除知登州。沙门岛囚众,官给粮者才三百人,每益数,则投诸海。砦主李庆以二年杀七百人,默责之曰:“人命至重,恩既贷其生,又从而杀之,不若即时死乡里也。汝胡不以乏粮告,而颛杀之如此?”欲按其罪,庆惧,自缢死。默为奏请,更定《配岛法》凡二十条,溢数而年深无过者移登州,自是多全活者。其后苏轼知登州,父老迎于路曰:“公为政爱民,得如马使君乎?”
徙知曹州,召为三司盐铁判官。以默与富弼善,且论新法不便,出知济、衮二州。还,提举三司帐司。为神宗言用兵形势,及指画河北山川道里,应对如流。神宗喜,将用之,大臣滋不悦,以提点京东刑狱。
默性刚严疾恶,部吏有望风投檄去者。金乡令以贿著,其父方执政,诒书曰:“马公素刚,汝有过,将不免。”令惧,悉取不义之物焚撤之。改广西转运使,会安化等蛮岁饥内寇,默上平蛮方略,以为“胜负不在兵而在将。富良宵遁,郭逵怯懦;邕城陷没,苏缄老谬;归仁铺覆军,陈曙先走;昆仑关丧师,张守节不战,侬智高破亡,因狄青之智勇;欧希范之诛灭,乃杜杞之方略,此足验矣。”
以疾求归,知徐州。属城利国监苦吴居厚之虐,默皆革之。召为司农少卿。司马光为相,欲尽修祖宗法,问默以复乡差衙前法如何?默曰:“不可。如常平,自汉为良法,岂宜尽废?去其害民者可也。”其后役人立为一州一县法,常平提举官省归提刑司,颇自默发之。除河东转运使。时议弃葭芦、吴堡二砦,默奏控扼险阻,敌不可攻,弃之不便。由是二砦得不弃。移衮州,请褒录石介后,诏官其孙。东州荐饥,流民大集,所振活数万计。入拜卫尉卿,权工部侍郎,转户部。告老,以宝文阁待制复知徐州,改河北都转运使。

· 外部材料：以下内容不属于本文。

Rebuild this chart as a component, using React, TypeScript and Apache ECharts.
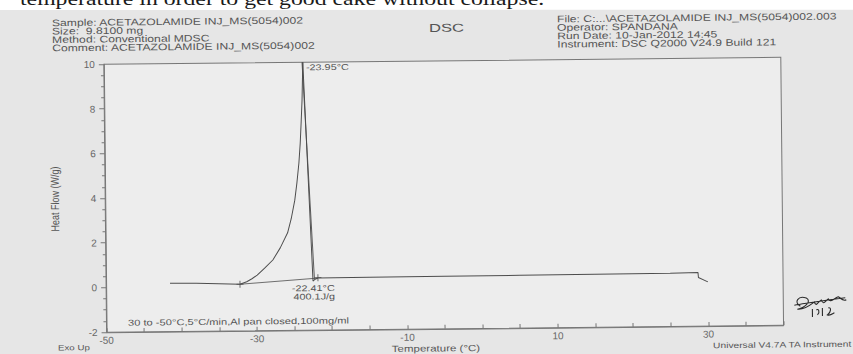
import React, { useEffect, useRef } from "react";
import * as echarts from "echarts";

// ---- data (temperature in °C, heat flow in W/g) ----
const leftBaseTemp = [-41.5, -38.0, -35.0, -32.2];
const leftBaseHeatFlow = [0.17, 0.15, 0.12, 0.09];
const risingTemp = [-32.2, -31.3, -30.6, -29.9, -28.9, -27.8, -26.8, -25.8, -25.3, -24.8, -24.5, -24.2, -24.0, -23.85, -23.7, -23.55];
const risingHeatFlow = [0.09, 0.2, 0.33, 0.49, 0.8, 1.16, 1.7, 2.37, 3.0, 3.83, 4.59, 5.5, 6.38, 7.3, 8.3, 10.0];
const fallingTemp = [-23.55, -22.49, -22.2, -21.83, -15.0, -5.0, 5.0, 15.0, 25.0, 28.7, 28.75, 30.0];
const fallingHeatFlow = [10.0, 0.2, 0.28, 0.33, 0.34, 0.35, 0.36, 0.37, 0.38, 0.4, 0.18, -0.02];
const tangentTemp = [-23.65, -22.3];
const tangentHeatFlow = [10.0, 0.3];
const integralTemp = [-32.2, -21.83];
const integralHeatFlow = [0.09, 0.33];
const markerTemp = [-32.2, -21.83];
const markerHeatFlow = [0.09, 0.35];
const xLabelValues = [-50, -30, -10, 10, 30];

const headerLeft = [
  "Sample: ACETAZOLAMIDE INJ_MS(5054)002",
  "Size:  9.8100 mg",
  "Method: Conventional MDSC",
  "Comment: ACETAZOLAMIDE INJ_MS(5054)002",
];
const headerRight = [
  "File: C:...\\ACETAZOLAMIDE INJ_MS(5054)002.003",
  "Operator: SPANDANA",
  "Run Date: 10-Jan-2012 14:45",
  "Instrument: DSC Q2000 V24.9 Build 121",
];

const SIG =
  "M7,11 C0,7 5,0 13,3 C19,6 11,13 4,14 C11,15 17,10 21,7 C23,13 25,6 28,5 C30,11 32,6 35,4 C37,9 41,3 45,2 C48,4 50,7 53,5 M1,10 C15,8 32,5 52,3 M19,14 L19,22 M23,15 C25,13 27,17 24,20 M29,13 L29,21 M35,13 C38,12 38,17 34,20 C37,21 39,19 41,18";
echarts.graphic.registerShape("signature", echarts.graphic.extendPath(SIG, {}));

const zip = (a: number[], b: number[]) => a.map((v, i) => [v, b[i]]);

const THETA = 0.0103; // page tilt in the photo (radians)
const SX = 1.28; // horizontal stretch of the photo

const TXT = "#555";
const AX = "#777";
const LINE = "#4d4d4d";

function txt(text: string, x: number, y: number, size: number, extra: any = {}) {
  return {
    type: "text",
    x,
    y,
    scaleX: extra.scaleX ?? SX,
    scaleY: extra.scaleY ?? 1,
    rotation: extra.rotation ?? 0,
    z: 50,
    style: {
      text,
      fontSize: size,
      fontFamily: extra.family ?? "Liberation Sans, Arial, sans-serif",
      fill: extra.fill ?? TXT,
      align: extra.align ?? "left",
      textAlign: extra.align ?? "left",
      verticalAlign: "middle",
      textVerticalAlign: "middle",
    },
  };
}

export default function App() {
  const ref = useRef<HTMLDivElement>(null);
  useEffect(() => {
    document.body.style.margin = "0";
    const chart = echarts.init(ref.current!, null, { renderer: "svg" });
    const graphic: any[] = [
      {
        type: "group",
        x: 0,
        y: 0,
        originX: 436.5,
        originY: 187,
        rotation: -THETA,
        z: 40,
        children: [
          { type: "rect", shape: { x: -30, y: -20, width: 940, height: 40 }, style: { fill: "#ffffff" }, z: 40 },
          txt("temperature in order to get good cake without collapse.", 30, 8.5, 19, {
            family: "Liberation Serif, Times New Roman, serif",
            fill: "#1a1a1a",
            scaleX: 1.25,
          }),
        ],
      },
      ...headerLeft.map((t, i) => txt(t, 63.5, 28.8 + i * 8.4, 9.5)),
      ...headerRight.map((t, i) => txt(t, 568.6, 30.2 + i * 8.4, 9.5)),
      txt("DSC", 458, 38, 11.5, { align: "center", scaleX: 1.45 }),
      txt("-23.95°C", 317, 76, 8.5),
      txt("-22.41°C", 300.6, 296.9, 8.5),
      txt("400.1J/g", 302.2, 305.3, 8.5),
      txt("30 to -50°C,5°C/min,Al pan closed,100mg/ml", 136.5, 329.6, 8.7),
      txt("Exo Up", 66.2, 354, 7.6),
      txt("Temperature (°C)", 400, 358.5, 9),
      txt("Universal V4.7A TA Instrument", 721.3, 358.5, 8),
      txt("Heat Flow (W/g)", 64.8, 205.2, 9, { align: "center", rotation: Math.PI / 2, scaleX: 1, scaleY: SX }),
      {
        type: "signature",
        x: 802,
        y: 309,
        z: 50,
        style: { stroke: "#2b2b2b", fill: "none", lineWidth: 1.1 },
      },
    ];

    const lineSeries = (t: number[], h: number[], width: number) => ({
      type: "line",
      data: zip(t, h),
      showSymbol: false,
      silent: true,
      lineStyle: { color: LINE, width },
    });

    const option: any = {
      animation: false,
      backgroundColor: "#e6e6e6",
      grid: {
        left: 115,
        top: 71,
        width: 677,
        height: 268,
        show: true,
        borderColor: AX,
        borderWidth: 1,
        backgroundColor: "#ededed",
      },
      xAxis: {
        type: "value",
        min: -50,
        max: 40,
        interval: 5,
        axisLine: { show: true, onZero: false, lineStyle: { color: AX, width: 1 } },
        axisTick: { show: true, inside: true, length: 4, lineStyle: { color: AX } },
        splitLine: { show: false },
        axisLabel: {
          margin: 3,
          fontSize: 10,
          color: "#666",
          fontFamily: "Liberation Sans, Arial, sans-serif",
          formatter: (v: number) => (xLabelValues.includes(v) ? String(v) : ""),
        },
      },
      yAxis: {
        type: "value",
        min: -2,
        max: 10,
        interval: 2,
        axisLine: { show: true, onZero: false, lineStyle: { color: AX, width: 1 } },
        axisTick: { show: true, inside: false, length: 5, lineStyle: { color: AX } },
        minorTick: { show: true, splitNumber: 4, length: 3, lineStyle: { color: AX } },
        splitLine: { show: false },
        axisLabel: {
          margin: 9,
          fontSize: 10,
          color: "#666",
          fontFamily: "Liberation Sans, Arial, sans-serif",
        },
      },
      series: [
        lineSeries(leftBaseTemp, leftBaseHeatFlow, 1),
        lineSeries(risingTemp, risingHeatFlow, 1),
        lineSeries(fallingTemp, fallingHeatFlow, 1),
        lineSeries(tangentTemp, tangentHeatFlow, 0.9),
        lineSeries(integralTemp, integralHeatFlow, 0.8),
        {
          type: "scatter",
          data: zip(markerTemp, markerHeatFlow),
          symbol: "path://M5,0L5,10M0,5L10,5",
          symbolSize: 7,
          silent: true,
          itemStyle: { color: "rgba(0,0,0,0)", borderColor: LINE, borderWidth: 1 },
        },
      ],
      graphic,
    };
    chart.setOption(option);
    return () => chart.dispose();
  }, []);

  return (
    <div
      style={{
        position: "fixed",
        left: 0,
        top: 0,
        width: 853,
        height: 354,
        overflow: "hidden",
        background: "#e6e6e6",
      }}
    >
      <div
        ref={ref}
        style={{
          position: "absolute",
          left: -10,
          top: -10,
          width: 873,
          height: 374,
          transform: "rotate(-0.59deg)",
        }}
      />
    </div>
  );
}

初,元丰间,河决小吴,因不复塞,纵之北流。元祐议臣以为东流便,水官遂与之合。默与同时监司上议,以北流为便。御史郭知章复请从东流,于是作东西马头,约水复故道,为长堤壅河之北流者,劳费甚大。明年,复决而北,竟不能使之东。
久之,告老,提举鸿庆宫。绍圣时,坐附司马光,落待制致仕。元符三年,复之。卒,年八十。绍兴中,以其子纯请,赠开府仪同三司,加赠太保。
论曰:《诗》云:“时靡有争,王心载宁。”王安石之为相,可谓致天下之争,而君心不宁矣。孙觉、李常力诤新法,宁失故人之意,毅然去之而无悔,贤哉。孔文仲之策制科,以微官慷慨论事,言虽不听,而名彻上聪。安石既斥其人,又废其科,何迁怒之甚耶!鲜于侁早识安石败事,与吕诲同见几先。马默用张方平荐为御史,至于尽言而不讳,方平止之而不听,斯为不负知己矣。李周之耿介,顾临之用兵,李之纯、王觌再黜而不改其正,亦足以见一时之多贤焉。“)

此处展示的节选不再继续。